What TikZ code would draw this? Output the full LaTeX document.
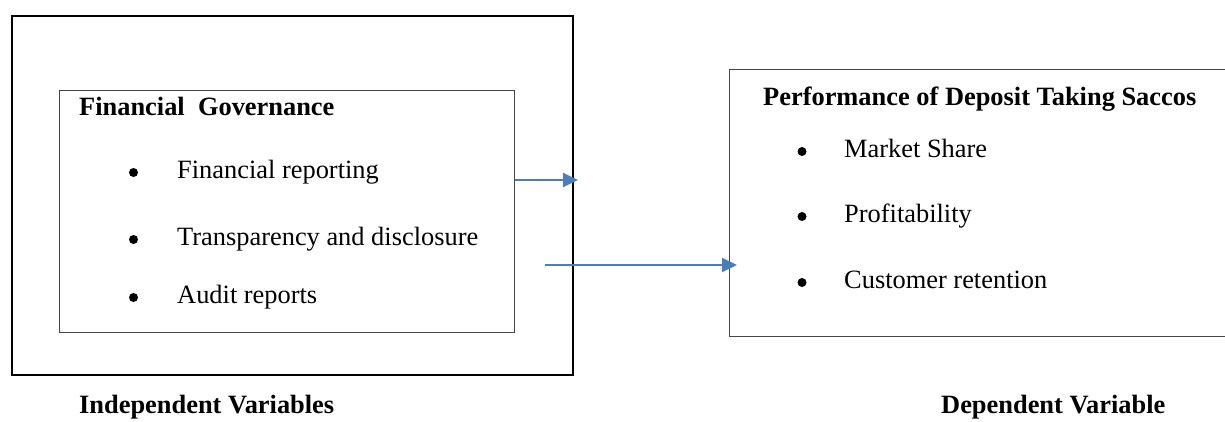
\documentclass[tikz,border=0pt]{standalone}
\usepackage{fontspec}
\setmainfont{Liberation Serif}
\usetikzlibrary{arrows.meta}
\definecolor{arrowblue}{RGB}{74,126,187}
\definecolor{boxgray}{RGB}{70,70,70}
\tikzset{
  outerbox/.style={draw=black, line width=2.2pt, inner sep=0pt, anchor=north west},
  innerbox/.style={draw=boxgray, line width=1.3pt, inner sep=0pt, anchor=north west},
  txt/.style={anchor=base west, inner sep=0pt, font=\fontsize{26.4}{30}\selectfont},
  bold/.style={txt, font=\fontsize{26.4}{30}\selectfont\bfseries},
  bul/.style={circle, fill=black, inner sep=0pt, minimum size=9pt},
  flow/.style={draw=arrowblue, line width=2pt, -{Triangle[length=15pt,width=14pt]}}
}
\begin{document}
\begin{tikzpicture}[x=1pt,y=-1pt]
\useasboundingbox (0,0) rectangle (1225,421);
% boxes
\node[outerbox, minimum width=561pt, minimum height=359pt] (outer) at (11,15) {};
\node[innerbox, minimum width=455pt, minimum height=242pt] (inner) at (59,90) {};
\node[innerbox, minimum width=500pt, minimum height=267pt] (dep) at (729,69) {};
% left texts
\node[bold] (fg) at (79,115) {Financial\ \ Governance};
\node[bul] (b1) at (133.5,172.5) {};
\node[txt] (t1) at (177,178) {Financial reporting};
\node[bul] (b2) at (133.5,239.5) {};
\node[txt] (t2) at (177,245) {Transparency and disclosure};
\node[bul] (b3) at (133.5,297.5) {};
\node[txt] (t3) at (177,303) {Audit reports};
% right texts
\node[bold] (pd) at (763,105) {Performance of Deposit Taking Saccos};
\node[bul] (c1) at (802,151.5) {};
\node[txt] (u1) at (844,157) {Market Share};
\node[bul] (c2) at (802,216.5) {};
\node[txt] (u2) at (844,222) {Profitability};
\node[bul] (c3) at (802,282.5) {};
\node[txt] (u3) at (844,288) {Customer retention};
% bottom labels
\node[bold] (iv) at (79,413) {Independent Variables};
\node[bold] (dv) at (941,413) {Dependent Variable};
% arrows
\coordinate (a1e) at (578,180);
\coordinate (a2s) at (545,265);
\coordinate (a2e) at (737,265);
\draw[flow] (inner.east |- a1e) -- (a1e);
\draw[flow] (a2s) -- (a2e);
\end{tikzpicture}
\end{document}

Task.
Return all of the data exactly as written, and drop the pictures.

Answer to the problem.
What TikZ code would draw this? Output the full LaTeX document.
\documentclass[tikz,border=0pt]{standalone}
\usepackage{fontspec}
\setmainfont{Liberation Serif}
\usetikzlibrary{arrows.meta}
\definecolor{arrowblue}{RGB}{74,126,187}
\definecolor{boxgray}{RGB}{70,70,70}
\tikzset{
  outerbox/.style={draw=black, line width=2.2pt, inner sep=0pt, anchor=north west},
  innerbox/.style={draw=boxgray, line width=1.3pt, inner sep=0pt, anchor=north west},
  txt/.style={anchor=base west, inner sep=0pt, font=\fontsize{26.4}{30}\selectfont},
  bold/.style={txt, font=\fontsize{26.4}{30}\selectfont\bfseries},
  bul/.style={circle, fill=black, inner sep=0pt, minimum size=9pt},
  flow/.style={draw=arrowblue, line width=2pt, -{Triangle[length=15pt,width=14pt]}}
}
\begin{document}
\begin{tikzpicture}[x=1pt,y=-1pt]
\useasboundingbox (0,0) rectangle (1225,421);
% boxes
\node[outerbox, minimum width=561pt, minimum height=359pt] (outer) at (11,15) {};
\node[innerbox, minimum width=455pt, minimum height=242pt] (inner) at (59,90) {};
\node[innerbox, minimum width=500pt, minimum height=267pt] (dep) at (729,69) {};
% left texts
\node[bold] (fg) at (79,115) {Financial\ \ Governance};
\node[bul] (b1) at (133.5,172.5) {};
\node[txt] (t1) at (177,178) {Financial reporting};
\node[bul] (b2) at (133.5,239.5) {};
\node[txt] (t2) at (177,245) {Transparency and disclosure};
\node[bul] (b3) at (133.5,297.5) {};
\node[txt] (t3) at (177,303) {Audit reports};
% right texts
\node[bold] (pd) at (763,105) {Performance of Deposit Taking Saccos};
\node[bul] (c1) at (802,151.5) {};
\node[txt] (u1) at (844,157) {Market Share};
\node[bul] (c2) at (802,216.5) {};
\node[txt] (u2) at (844,222) {Profitability};
\node[bul] (c3) at (802,282.5) {};
\node[txt] (u3) at (844,288) {Customer retention};
% bottom labels
\node[bold] (iv) at (79,413) {Independent Variables};
\node[bold] (dv) at (941,413) {Dependent Variable};
% arrows
\coordinate (a1e) at (578,180);
\coordinate (a2s) at (545,265);
\coordinate (a2e) at (737,265);
\draw[flow] (inner.east |- a1e) -- (a1e);
\draw[flow] (a2s) -- (a2e);
\end{tikzpicture}
\end{document}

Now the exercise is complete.